PROBLEM DESCRIPTION
Return, word for word, every line that follows.

Begin

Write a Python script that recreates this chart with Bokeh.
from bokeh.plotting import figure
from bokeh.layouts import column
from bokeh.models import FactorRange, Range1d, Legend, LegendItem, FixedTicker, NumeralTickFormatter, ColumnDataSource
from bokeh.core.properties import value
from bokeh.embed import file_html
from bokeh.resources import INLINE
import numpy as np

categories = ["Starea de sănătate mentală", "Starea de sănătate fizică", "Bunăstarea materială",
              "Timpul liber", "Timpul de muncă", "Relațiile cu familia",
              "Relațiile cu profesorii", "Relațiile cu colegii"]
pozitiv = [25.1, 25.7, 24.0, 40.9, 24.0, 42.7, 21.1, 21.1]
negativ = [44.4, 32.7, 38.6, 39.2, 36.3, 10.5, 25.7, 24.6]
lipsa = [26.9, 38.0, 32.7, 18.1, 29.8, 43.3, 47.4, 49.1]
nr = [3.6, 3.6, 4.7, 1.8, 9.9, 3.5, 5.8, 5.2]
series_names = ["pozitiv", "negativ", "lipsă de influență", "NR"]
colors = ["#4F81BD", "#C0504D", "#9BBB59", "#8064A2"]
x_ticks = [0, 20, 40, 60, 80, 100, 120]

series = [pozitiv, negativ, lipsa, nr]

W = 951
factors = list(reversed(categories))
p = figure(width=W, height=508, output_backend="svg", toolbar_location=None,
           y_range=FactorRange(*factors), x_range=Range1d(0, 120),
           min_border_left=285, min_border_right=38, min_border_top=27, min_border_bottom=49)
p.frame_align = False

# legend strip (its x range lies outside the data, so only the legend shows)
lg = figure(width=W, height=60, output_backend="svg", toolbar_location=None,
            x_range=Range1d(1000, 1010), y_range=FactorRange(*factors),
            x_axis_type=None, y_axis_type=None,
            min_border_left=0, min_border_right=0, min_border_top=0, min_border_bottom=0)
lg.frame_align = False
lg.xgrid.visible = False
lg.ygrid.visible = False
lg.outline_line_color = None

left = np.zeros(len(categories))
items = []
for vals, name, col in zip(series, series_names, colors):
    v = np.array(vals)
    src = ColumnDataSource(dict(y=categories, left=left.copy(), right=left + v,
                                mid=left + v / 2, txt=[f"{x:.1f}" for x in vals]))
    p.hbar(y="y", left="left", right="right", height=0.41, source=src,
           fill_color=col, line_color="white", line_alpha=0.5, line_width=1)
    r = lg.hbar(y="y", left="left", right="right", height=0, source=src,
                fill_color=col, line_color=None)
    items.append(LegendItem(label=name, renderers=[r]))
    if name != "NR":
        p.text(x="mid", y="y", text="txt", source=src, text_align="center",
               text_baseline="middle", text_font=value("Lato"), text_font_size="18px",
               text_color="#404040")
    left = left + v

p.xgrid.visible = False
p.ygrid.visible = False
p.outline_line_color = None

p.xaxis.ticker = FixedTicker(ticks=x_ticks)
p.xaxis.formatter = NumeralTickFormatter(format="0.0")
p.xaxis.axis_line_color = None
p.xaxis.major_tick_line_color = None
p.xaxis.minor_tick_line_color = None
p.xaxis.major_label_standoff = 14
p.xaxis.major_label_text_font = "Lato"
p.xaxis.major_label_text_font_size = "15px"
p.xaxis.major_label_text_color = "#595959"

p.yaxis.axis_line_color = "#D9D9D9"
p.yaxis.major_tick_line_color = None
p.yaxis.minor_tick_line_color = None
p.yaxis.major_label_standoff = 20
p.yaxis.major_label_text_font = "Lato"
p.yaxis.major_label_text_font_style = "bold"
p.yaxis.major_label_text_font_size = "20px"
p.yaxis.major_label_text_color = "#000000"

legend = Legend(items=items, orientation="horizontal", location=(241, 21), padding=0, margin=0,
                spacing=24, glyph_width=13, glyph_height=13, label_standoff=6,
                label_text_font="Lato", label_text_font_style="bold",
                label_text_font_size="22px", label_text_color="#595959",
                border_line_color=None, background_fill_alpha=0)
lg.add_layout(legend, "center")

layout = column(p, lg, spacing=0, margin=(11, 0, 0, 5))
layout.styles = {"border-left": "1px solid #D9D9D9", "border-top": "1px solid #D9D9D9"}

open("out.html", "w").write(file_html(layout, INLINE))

End

SOLUTION FOR THIS PROBLEM
Write a Python script that recreates this chart with Bokeh.
from bokeh.plotting import figure
from bokeh.layouts import column
from bokeh.models import FactorRange, Range1d, Legend, LegendItem, FixedTicker, NumeralTickFormatter, ColumnDataSource
from bokeh.core.properties import value
from bokeh.embed import file_html
from bokeh.resources import INLINE
import numpy as np

categories = ["Starea de sănătate mentală", "Starea de sănătate fizică", "Bunăstarea materială",
              "Timpul liber", "Timpul de muncă", "Relațiile cu familia",
              "Relațiile cu profesorii", "Relațiile cu colegii"]
pozitiv = [25.1, 25.7, 24.0, 40.9, 24.0, 42.7, 21.1, 21.1]
negativ = [44.4, 32.7, 38.6, 39.2, 36.3, 10.5, 25.7, 24.6]
lipsa = [26.9, 38.0, 32.7, 18.1, 29.8, 43.3, 47.4, 49.1]
nr = [3.6, 3.6, 4.7, 1.8, 9.9, 3.5, 5.8, 5.2]
series_names = ["pozitiv", "negativ", "lipsă de influență", "NR"]
colors = ["#4F81BD", "#C0504D", "#9BBB59", "#8064A2"]
x_ticks = [0, 20, 40, 60, 80, 100, 120]

series = [pozitiv, negativ, lipsa, nr]

W = 951
factors = list(reversed(categories))
p = figure(width=W, height=508, output_backend="svg", toolbar_location=None,
           y_range=FactorRange(*factors), x_range=Range1d(0, 120),
           min_border_left=285, min_border_right=38, min_border_top=27, min_border_bottom=49)
p.frame_align = False

# legend strip (its x range lies outside the data, so only the legend shows)
lg = figure(width=W, height=60, output_backend="svg", toolbar_location=None,
            x_range=Range1d(1000, 1010), y_range=FactorRange(*factors),
            x_axis_type=None, y_axis_type=None,
            min_border_left=0, min_border_right=0, min_border_top=0, min_border_bottom=0)
lg.frame_align = False
lg.xgrid.visible = False
lg.ygrid.visible = False
lg.outline_line_color = None

left = np.zeros(len(categories))
items = []
for vals, name, col in zip(series, series_names, colors):
    v = np.array(vals)
    src = ColumnDataSource(dict(y=categories, left=left.copy(), right=left + v,
                                mid=left + v / 2, txt=[f"{x:.1f}" for x in vals]))
    p.hbar(y="y", left="left", right="right", height=0.41, source=src,
           fill_color=col, line_color="white", line_alpha=0.5, line_width=1)
    r = lg.hbar(y="y", left="left", right="right", height=0, source=src,
                fill_color=col, line_color=None)
    items.append(LegendItem(label=name, renderers=[r]))
    if name != "NR":
        p.text(x="mid", y="y", text="txt", source=src, text_align="center",
               text_baseline="middle", text_font=value("Lato"), text_font_size="18px",
               text_color="#404040")
    left = left + v

p.xgrid.visible = False
p.ygrid.visible = False
p.outline_line_color = None

p.xaxis.ticker = FixedTicker(ticks=x_ticks)
p.xaxis.formatter = NumeralTickFormatter(format="0.0")
p.xaxis.axis_line_color = None
p.xaxis.major_tick_line_color = None
p.xaxis.minor_tick_line_color = None
p.xaxis.major_label_standoff = 14
p.xaxis.major_label_text_font = "Lato"
p.xaxis.major_label_text_font_size = "15px"
p.xaxis.major_label_text_color = "#595959"

p.yaxis.axis_line_color = "#D9D9D9"
p.yaxis.major_tick_line_color = None
p.yaxis.minor_tick_line_color = None
p.yaxis.major_label_standoff = 20
p.yaxis.major_label_text_font = "Lato"
p.yaxis.major_label_text_font_style = "bold"
p.yaxis.major_label_text_font_size = "20px"
p.yaxis.major_label_text_color = "#000000"

legend = Legend(items=items, orientation="horizontal", location=(241, 21), padding=0, margin=0,
                spacing=24, glyph_width=13, glyph_height=13, label_standoff=6,
                label_text_font="Lato", label_text_font_style="bold",
                label_text_font_size="22px", label_text_color="#595959",
                border_line_color=None, background_fill_alpha=0)
lg.add_layout(legend, "center")

layout = column(p, lg, spacing=0, margin=(11, 0, 0, 5))
layout.styles = {"border-left": "1px solid #D9D9D9", "border-top": "1px solid #D9D9D9"}

open("out.html", "w").write(file_html(layout, INLINE))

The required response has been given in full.